Bate-bola em comunhão

Campo de Jogo (Idem, Brasil, 2014)
Dir: Eryk Rocha

 

Num campo de várzea no subúrbio do Rio de Janeiro, muito perto do Maracanã, palco do final da última Copa do Mundo, outro campeonato acontece. Os times Juventude e Geração disputam o título de campeã dentre os 14 times formados pelas comunidades vizinhas.

Esse é o ponto de interesse do documentário de Eryk Rocha, levando sua câmera para o espaço do futebol amador, celebração de uma das maiores paixões nacionais. Acabou fazendo um filme sensorial, captando com interesse e respeito a garra de quem joga e a vibração de quem torce.
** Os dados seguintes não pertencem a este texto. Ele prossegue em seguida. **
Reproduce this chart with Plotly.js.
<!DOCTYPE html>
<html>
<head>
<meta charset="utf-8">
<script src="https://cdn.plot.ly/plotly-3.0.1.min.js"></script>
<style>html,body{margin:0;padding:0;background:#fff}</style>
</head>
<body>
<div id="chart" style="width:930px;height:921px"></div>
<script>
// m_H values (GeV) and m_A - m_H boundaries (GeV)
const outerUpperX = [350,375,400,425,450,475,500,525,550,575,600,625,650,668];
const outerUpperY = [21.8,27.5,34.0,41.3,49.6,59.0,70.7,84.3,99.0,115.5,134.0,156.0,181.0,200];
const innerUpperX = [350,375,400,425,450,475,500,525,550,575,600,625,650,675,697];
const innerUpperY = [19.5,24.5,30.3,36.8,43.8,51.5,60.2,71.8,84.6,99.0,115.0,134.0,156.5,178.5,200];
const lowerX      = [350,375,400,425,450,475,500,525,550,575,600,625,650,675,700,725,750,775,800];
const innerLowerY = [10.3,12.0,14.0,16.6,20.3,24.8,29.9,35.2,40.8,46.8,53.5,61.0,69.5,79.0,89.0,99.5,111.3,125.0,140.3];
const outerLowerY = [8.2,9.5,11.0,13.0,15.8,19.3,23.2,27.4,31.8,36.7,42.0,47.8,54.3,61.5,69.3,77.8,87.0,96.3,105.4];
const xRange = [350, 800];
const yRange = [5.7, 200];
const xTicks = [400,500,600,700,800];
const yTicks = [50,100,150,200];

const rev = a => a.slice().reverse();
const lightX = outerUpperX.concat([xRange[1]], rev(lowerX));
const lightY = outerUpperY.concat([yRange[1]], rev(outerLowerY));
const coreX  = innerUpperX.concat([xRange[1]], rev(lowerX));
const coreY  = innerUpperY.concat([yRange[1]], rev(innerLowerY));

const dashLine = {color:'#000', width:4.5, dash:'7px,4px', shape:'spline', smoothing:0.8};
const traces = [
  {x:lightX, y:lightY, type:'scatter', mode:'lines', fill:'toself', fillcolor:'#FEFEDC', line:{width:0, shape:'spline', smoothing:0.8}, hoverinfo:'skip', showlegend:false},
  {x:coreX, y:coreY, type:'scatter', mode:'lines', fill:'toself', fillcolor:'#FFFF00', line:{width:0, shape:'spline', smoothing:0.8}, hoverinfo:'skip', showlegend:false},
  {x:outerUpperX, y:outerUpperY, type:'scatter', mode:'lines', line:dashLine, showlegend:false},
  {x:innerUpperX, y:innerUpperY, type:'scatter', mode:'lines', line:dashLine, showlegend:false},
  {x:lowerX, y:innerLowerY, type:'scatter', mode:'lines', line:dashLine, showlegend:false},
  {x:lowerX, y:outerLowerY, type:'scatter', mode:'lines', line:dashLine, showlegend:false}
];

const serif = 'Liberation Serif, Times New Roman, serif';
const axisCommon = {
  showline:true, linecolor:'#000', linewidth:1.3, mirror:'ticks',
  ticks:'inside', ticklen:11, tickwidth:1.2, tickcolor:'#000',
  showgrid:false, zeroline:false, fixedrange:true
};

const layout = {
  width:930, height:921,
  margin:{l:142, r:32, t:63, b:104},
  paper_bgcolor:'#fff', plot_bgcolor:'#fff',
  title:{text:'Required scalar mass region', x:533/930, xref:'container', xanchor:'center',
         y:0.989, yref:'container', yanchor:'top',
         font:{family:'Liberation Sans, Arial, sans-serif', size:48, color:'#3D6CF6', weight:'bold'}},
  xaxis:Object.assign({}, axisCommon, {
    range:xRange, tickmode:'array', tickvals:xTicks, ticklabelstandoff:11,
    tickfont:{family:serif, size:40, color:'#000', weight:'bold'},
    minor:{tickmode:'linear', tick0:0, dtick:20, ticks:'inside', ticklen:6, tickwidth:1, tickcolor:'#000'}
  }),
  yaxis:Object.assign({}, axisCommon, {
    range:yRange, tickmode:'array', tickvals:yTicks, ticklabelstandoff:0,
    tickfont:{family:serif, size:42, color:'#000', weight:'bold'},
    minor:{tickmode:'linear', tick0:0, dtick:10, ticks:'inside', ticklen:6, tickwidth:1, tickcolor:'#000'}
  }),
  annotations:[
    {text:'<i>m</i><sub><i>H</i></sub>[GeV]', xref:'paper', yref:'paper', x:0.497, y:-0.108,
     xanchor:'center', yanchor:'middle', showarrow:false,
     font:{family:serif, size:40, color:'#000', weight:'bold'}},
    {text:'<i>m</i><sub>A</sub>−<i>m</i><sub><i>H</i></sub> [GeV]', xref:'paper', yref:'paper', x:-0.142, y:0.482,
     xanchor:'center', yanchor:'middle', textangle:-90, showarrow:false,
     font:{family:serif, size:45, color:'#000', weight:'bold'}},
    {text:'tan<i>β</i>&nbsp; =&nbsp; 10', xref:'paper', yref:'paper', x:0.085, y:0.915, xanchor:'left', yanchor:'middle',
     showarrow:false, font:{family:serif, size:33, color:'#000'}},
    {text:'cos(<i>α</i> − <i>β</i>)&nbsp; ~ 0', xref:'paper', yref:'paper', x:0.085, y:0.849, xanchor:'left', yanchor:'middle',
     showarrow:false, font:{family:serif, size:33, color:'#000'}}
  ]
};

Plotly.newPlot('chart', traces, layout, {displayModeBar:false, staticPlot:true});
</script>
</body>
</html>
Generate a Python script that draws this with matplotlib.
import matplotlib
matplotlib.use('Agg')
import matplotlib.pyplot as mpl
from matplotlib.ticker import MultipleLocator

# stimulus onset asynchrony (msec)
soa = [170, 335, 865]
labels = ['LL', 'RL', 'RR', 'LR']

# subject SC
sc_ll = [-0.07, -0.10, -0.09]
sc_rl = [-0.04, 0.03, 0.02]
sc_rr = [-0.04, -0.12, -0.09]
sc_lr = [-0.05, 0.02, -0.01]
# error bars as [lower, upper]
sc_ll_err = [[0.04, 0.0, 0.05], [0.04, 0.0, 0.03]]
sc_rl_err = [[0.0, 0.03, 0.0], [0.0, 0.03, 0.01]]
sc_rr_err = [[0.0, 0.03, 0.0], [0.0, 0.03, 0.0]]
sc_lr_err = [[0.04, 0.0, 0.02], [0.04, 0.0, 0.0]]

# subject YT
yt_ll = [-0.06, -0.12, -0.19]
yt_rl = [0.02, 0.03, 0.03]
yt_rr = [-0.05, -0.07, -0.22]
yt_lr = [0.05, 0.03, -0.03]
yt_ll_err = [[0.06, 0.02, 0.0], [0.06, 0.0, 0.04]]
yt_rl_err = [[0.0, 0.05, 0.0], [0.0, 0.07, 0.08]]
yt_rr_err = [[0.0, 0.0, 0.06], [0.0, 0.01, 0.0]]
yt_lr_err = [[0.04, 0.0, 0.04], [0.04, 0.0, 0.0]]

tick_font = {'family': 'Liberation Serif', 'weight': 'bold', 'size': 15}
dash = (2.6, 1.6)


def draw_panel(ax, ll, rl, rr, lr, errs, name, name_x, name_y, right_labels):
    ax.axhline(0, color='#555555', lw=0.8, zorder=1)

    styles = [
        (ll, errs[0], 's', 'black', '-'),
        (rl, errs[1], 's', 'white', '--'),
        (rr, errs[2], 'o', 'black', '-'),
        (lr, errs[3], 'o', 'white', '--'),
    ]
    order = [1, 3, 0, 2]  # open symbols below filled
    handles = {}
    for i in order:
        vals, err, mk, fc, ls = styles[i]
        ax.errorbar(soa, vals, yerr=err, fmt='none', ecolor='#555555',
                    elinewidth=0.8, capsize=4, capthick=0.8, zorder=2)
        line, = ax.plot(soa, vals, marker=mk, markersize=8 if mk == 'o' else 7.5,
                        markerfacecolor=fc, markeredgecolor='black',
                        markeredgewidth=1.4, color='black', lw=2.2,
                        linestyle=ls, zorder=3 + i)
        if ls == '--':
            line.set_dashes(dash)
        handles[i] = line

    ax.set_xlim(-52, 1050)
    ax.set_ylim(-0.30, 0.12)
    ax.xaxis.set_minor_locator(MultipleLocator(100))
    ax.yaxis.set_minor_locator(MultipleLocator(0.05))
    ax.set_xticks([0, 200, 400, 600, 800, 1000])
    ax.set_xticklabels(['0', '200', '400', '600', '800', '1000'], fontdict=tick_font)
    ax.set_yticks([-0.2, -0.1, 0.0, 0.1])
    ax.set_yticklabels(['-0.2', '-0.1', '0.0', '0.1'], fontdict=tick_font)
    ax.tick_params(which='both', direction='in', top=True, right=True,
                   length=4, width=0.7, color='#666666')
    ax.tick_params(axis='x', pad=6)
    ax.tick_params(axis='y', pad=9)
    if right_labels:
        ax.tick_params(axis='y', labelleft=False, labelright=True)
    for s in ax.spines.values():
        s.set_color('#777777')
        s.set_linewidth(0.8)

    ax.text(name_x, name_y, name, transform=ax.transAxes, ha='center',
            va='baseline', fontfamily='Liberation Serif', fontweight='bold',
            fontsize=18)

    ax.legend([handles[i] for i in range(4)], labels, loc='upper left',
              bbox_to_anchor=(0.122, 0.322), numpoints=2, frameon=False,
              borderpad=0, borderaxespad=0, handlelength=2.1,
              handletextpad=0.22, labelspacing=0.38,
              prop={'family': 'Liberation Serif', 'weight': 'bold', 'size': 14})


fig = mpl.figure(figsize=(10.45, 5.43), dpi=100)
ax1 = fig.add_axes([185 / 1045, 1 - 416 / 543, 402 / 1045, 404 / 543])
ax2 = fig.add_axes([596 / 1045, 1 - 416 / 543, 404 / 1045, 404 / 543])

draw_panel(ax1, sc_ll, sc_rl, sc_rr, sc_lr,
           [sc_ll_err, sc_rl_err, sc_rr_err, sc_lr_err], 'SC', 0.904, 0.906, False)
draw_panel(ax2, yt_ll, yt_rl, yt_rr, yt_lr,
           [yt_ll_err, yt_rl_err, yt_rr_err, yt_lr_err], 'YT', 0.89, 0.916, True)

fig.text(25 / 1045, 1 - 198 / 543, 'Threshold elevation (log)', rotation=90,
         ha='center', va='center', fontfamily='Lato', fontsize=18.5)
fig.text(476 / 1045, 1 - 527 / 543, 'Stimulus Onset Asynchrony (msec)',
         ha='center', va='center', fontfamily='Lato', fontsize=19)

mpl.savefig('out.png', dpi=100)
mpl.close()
De início parece claro o contraponto com a espetacularização do futebol, em paralelo à Copa do Mundo e toda a midiatização grandiloquente de um evento esportivo, cultural, econômico e político desse porte.

É uma maneira de desviar o olhar para outras práticas que, tendo o futebol como epicentro, coloca em questão outros valores, outras manifestações afetivas, participativas e que comungam um valor comunitário tão presente e aparentemente normatizado naquela comunidade. Daí que Campo de Jogo pode ser encarado também como o mais puro experimento de observação do recorte de uma realidade insuspeita, com seus conflitos, dores e delícias peculiares.

É certo que os valores em jogo nos dois polos são bem distintos. E se o filme é capaz de acentuá-los, consegue também isolar a prática amadora no seio de um evento imprescindível e agradável para aqueles que ali tomam partido, dentro e fora do campo – e consequentemente belíssimo por sua capacidade de apreensão e formatação de um evento tão espontâneo.

Eryk Rocha, nas suas incursões documentais, já havia, de alguma forma, pintado matrizes de identidades diversas: uma identidade pessoal, em Rocha que Voa, ao encontrar as influências da obra de seu pai Glauber Rocha na cultura cubana; outra nacional, nas vozes captadas do povo brasileiro em Intervalo Clandestino; e mais uma na incursão pela América Latina em Pachamama.

Agora faz mais um estudo de um traço que, convencionalmente, passamos a tratar como algo de identitário no povo brasileiro. O futebol, a despeito da crise que o esporte em seu formato profissional enfrenta atualmente, mesmo nas instâncias mais poderosas, como a FIFA, encontra no filme uma tradução espirituosa, crua, de comunhão e confronto, de torcida e esbravejamento, sem pudores.

Eryk Rocha filma aqueles corpos em movimento, como um embate que envolve todos ali presentes. Nunca com apatia, o filme antes se dispõe em construir um ensaio poético que extraia a força estética dos corpos em combate (aquilo é quase uma luta), da pele suja de areia, dos olhares atentos e sorrisos cúmplices diante de uma câmera, da polifonia que se ouve dentro e fora de cena. O campo torna-se território de comunhão.